Parent and Children in San Francisco Pride Parade Photo by Caitlin Childs

Momentum: Tracking Progress on U.S. LGBT Equality

Study points to dramatic gains between 2000 and 2009

This biennial report by the Movement Advancement Project tracks gains and losses in equality for LGBT people in America.

The opening decade of the 21st century was a tremendous and tumultuous time for lesbian, gay, bisexual and transgender people in America. Even as gay rights became a volatile central battleground in the culture war, LGBT people and allies made dramatic gains in the fight for marriage and against discrimination. The movement built during these years would go on to gain the support of a majority of Americans and win major victories for marriage equality in the Supreme Court.

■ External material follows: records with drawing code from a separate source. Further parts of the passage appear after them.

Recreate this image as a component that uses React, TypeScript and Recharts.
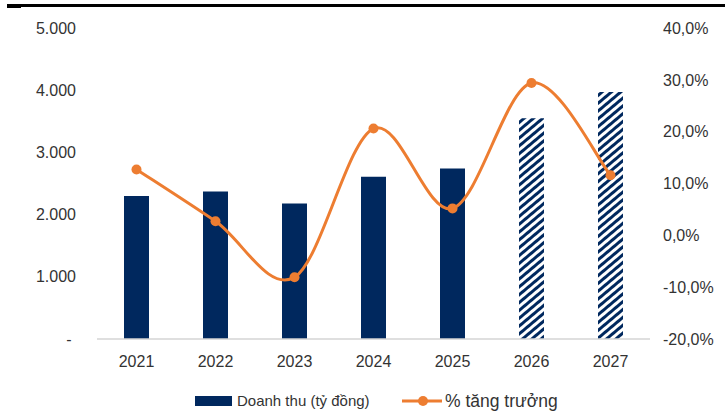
import { ComposedChart, Bar, Line, XAxis, YAxis, Cell } from "recharts";

const years = ["2021", "2022", "2023", "2024", "2025", "2026", "2027"];
// Doanh thu (tỷ đồng)
const revenue = [2300, 2370, 2180, 2610, 2740, 3550, 3970];
// % tăng trưởng
const growth = [12.7, 2.7, -8.1, 20.6, 5.2, 29.4, 11.6];
// 2026-2027 are forecast years, drawn hatched
const forecastYears = ["2026", "2027"];

const revenueTicks = [0, 1000, 2000, 3000, 4000, 5000];
const growthTicks = [-20, -10, 0, 10, 20, 30, 40];

const NAVY = "#00285E";
const ORANGE = "#ED7D31";
const TEXT = "#333333";
const FONT = "'Liberation Sans', Arial, sans-serif";

const data = years.map((year, i) => ({
  year,
  revenue: revenue[i],
  growth: growth[i],
}));

const fmtRevenue = (v: number) =>
  v === 0 ? "-\u00a0" : v.toLocaleString("de-DE");
const fmtGrowth = (v: number) => v.toFixed(1).replace(".", ",") + "%";

// Excel-style smoothed line: cubic Bezier segments with Catmull-Rom tangents
// eslint-disable-next-line @typescript-eslint/no-explicit-any
const smoothCurve = (context: any) => {
  let pts: [number, number][] = [];
  return {
    areaStart() {},
    areaEnd() {},
    lineStart() {
      pts = [];
    },
    point(x: number, y: number) {
      pts.push([+x, +y]);
    },
    lineEnd() {
      if (!pts.length) return;
      context.moveTo(pts[0][0], pts[0][1]);
      for (let i = 0; i < pts.length - 1; i++) {
        const p0 = pts[i - 1] ?? pts[i];
        const p1 = pts[i];
        const p2 = pts[i + 1];
        const p3 = pts[i + 2] ?? pts[i + 1];
        context.bezierCurveTo(
          p1[0] + (p2[0] - p0[0]) / 6,
          p1[1] + (p2[1] - p0[1]) / 6,
          p2[0] - (p3[0] - p1[0]) / 6,
          p2[1] - (p3[1] - p1[1]) / 6,
          p2[0],
          p2[1]
        );
      }
    },
  };
};

const tickStyle = { fontSize: 16, fill: TEXT, fontFamily: FONT };

export default function App() {
  return (
    <div
      style={{
        position: "absolute",
        left: 0,
        top: 0,
        width: 725,
        height: 415,
        background: "#fff",
        fontFamily: FONT,
      }}
    >
      {/* top rule */}
      <div style={{ position: "absolute", left: 7, top: 4, width: 718, height: 3, background: "#000" }} />
      <div style={{ position: "absolute", left: 7, top: 4, width: 14, height: 4, background: "#000" }} />

      <ComposedChart
        width={725}
        height={415}
        data={data}
        margin={{ top: 28, right: 0, bottom: 46, left: 0 }}
      >
        <defs>
          <pattern
            id="hatch"
            patternUnits="userSpaceOnUse"
            width={6}
            height={6}
            patternTransform="rotate(50)"
          >
            <rect width={6} height={6} fill="#fff" />
            <rect width={3} height={6} fill={NAVY} />
          </pattern>
        </defs>
        <XAxis
          dataKey="year"
          height={30}
          tick={tickStyle}
          tickLine={false}
          tickSize={0}
          tickMargin={17}
          axisLine={{ stroke: "#D4D4D4", strokeWidth: 1.5 }}
        />
        <YAxis
          yAxisId="left"
          width={97}
          domain={[0, 5000]}
          ticks={revenueTicks}
          tickFormatter={fmtRevenue}
          tick={tickStyle}
          axisLine={false}
          tickLine={false}
          tickSize={0}
          tickMargin={21}
        />
        <YAxis
          yAxisId="right"
          orientation="right"
          width={75}
          domain={[-20, 40]}
          ticks={growthTicks}
          tickFormatter={fmtGrowth}
          tick={tickStyle}
          axisLine={false}
          tickLine={false}
          tickSize={0}
          tickMargin={13}
        />
        <Bar
          yAxisId="left"
          dataKey="revenue"
          name="Doanh thu (tỷ đồng)"
          barSize={25}
          fill={NAVY}
          isAnimationActive={false}
        >
          {data.map((d) => (
            <Cell
              key={d.year}
              fill={forecastYears.includes(d.year) ? "url(#hatch)" : NAVY}
            />
          ))}
        </Bar>
        <Line
          yAxisId="right"
          dataKey="growth"
          name="% tăng trưởng"
          type={smoothCurve}
          stroke={ORANGE}
          strokeWidth={3}
          dot={{ r: 5, fill: ORANGE, stroke: "none" }}
          activeDot={false}
          isAnimationActive={false}
        />
      </ComposedChart>

      {/* legend */}
      <div style={{ position: "absolute", left: 195, top: 396, width: 37, height: 10, background: NAVY }} />
      <div
        style={{
          position: "absolute",
          left: 237,
          top: 391,
          fontSize: 15,
          lineHeight: "20px",
          color: TEXT,
          whiteSpace: "nowrap",
        }}
      >
        Doanh thu (tỷ đồng)
      </div>
      <svg style={{ position: "absolute", left: 402, top: 394 }} width={40} height={14}>
        <line x1={0} y1={7} x2={40} y2={7} stroke={ORANGE} strokeWidth={3} />
        <circle cx={21} cy={7} r={5} fill={ORANGE} />
      </svg>
      <div
        style={{
          position: "absolute",
          left: 445,
          top: 390,
          fontSize: 17.5,
          lineHeight: "22px",
          color: TEXT,
          whiteSpace: "nowrap",
        }}
      >
        % tăng trưởng
      </div>
    </div>
  );
}
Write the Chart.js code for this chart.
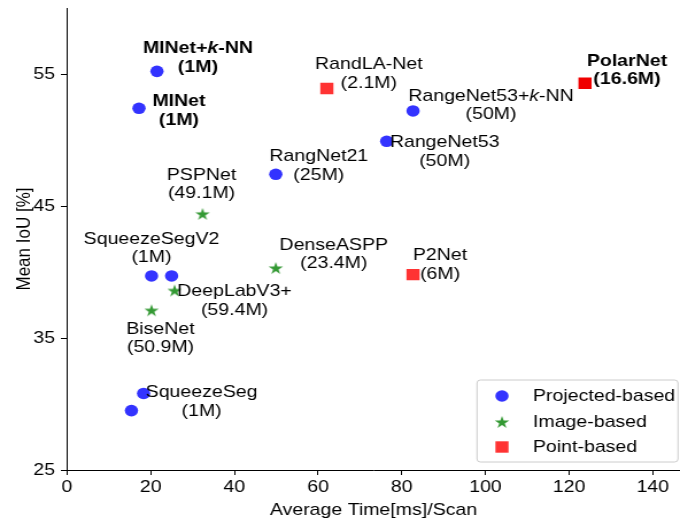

The “Decade of Progress” is charted in the 2009 Momentum Report, with support from the Evelyn and Walter Haas, Jr. Fund, and executed by the LGBT Movement Advancement Project (MAP), a think-tank founded in 2006 to produce researched aimed at forwarding LGBT equality. Two-thirds of the 36 statistical indicators compiled in the report showed significant advances in LGBT rights, including sharp increases in the number of LGBT Americans protected by nondiscrimination and family recognition legislation at the state level. Just over a quarter of the indicators were negative, and two showed mixed results.

“The remarkable achievements toward LGBT equality tend to be obscured by day-to-day struggles, and overall progress often goes unnoticed nationally,” said Linda Bush, former executive director of MAP.